(Jacob Bruns, Headline USA) Recently released memos indicate that President Joe Biden’s “quid pro quo” extortion of Ukraine was not based upon policy concerns, but rather his own personal interest, Just the News reported.
In 2015, during Biden’s last years in the White House as Barack Obama’s vice president, State, Treasury and Justice Department officials formed a task force–the Interagency Policy Committee–and determined that Ukraine was deserving of a $1 billion U.S. loan guarantee.
“Ukraine has made sufficient progress on its reform agenda to justify a third guarantee,” reads an Oct. 1, 2015 memo.
Biden, however, threatened to withhold the loan to Ukraine, presumably in order to secure the cooperation of the foreign nation’s leaders.
According to the narrative of the mainstream media, Biden withheld the funding until Ukraine agreed to fire Prosecutor General Viktor Shokin in order to enforce a pre-determined U.S. policy.

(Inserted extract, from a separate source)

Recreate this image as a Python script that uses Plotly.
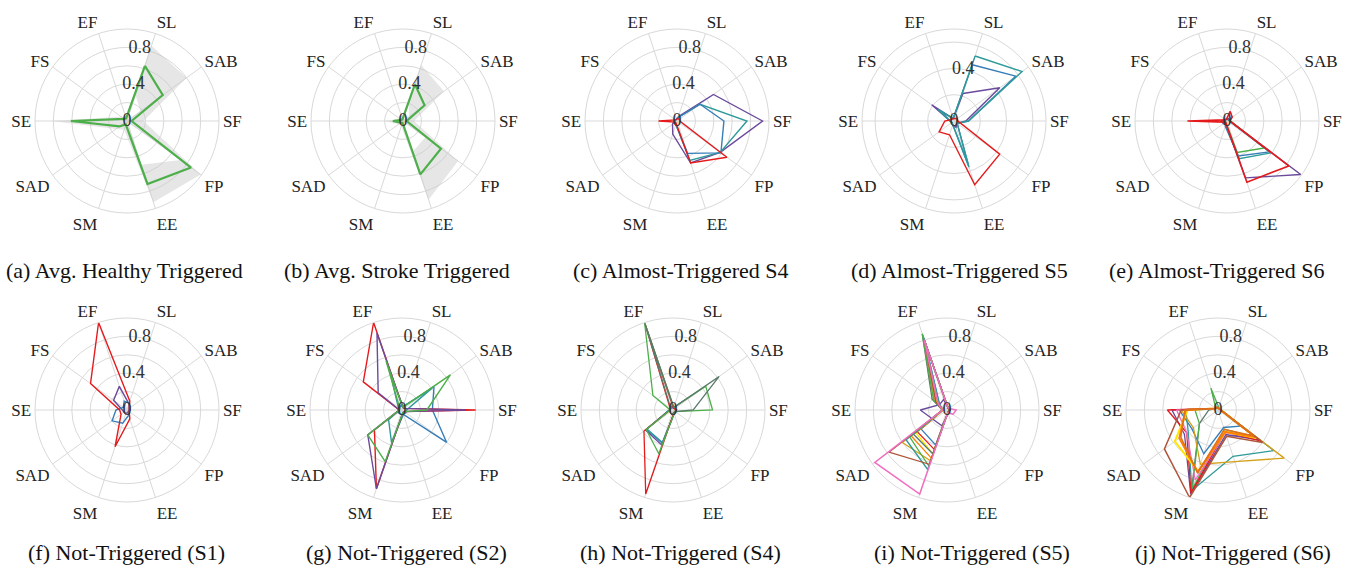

Rather, it increasingly appears that Biden sought to protect Burisma–and by extension his son, Hunter, and his own personal reputation–which was feeling the heat of Shokin’s latest investigation.
Shokin’s investigation was based upon a hunch, later to be affirmed, that Burisma Holdings, an energy firm, was engaged in a bribery scheme with the Biden family.
Notably, Biden seems to have collaborated with former Ukrainian President Petro Poroshenko to secure Shokin’s firing.
The memos also show that State Department officials sent a message to Shokin before his firing, sending the opposite message. Further, top U.S. anti-corruption officials blamed the younger Biden for undercutting the progress that the nation had made in clearing away governmental corruption.
According to the report, George Kent, a top U.S. ambassador, told former Ambassador Marie Yovanovitch at the end of the Obama administration that Hunter had derailed Ukraine’s plans to purge corruption.
“The real issue to my mind was that someone in Washington needed to engage VP Biden quietly and say that his son Hunter’s presence on the Burisma board undercut the anti-corruption message the VP and we were advancing in Ukraine,” Kent wrote in November of 2016.
He added that was because “Ukrainians heard one message from us and then saw another set of behavior with the family association with a known corrupt figure whose company was known for not playing by the rules.”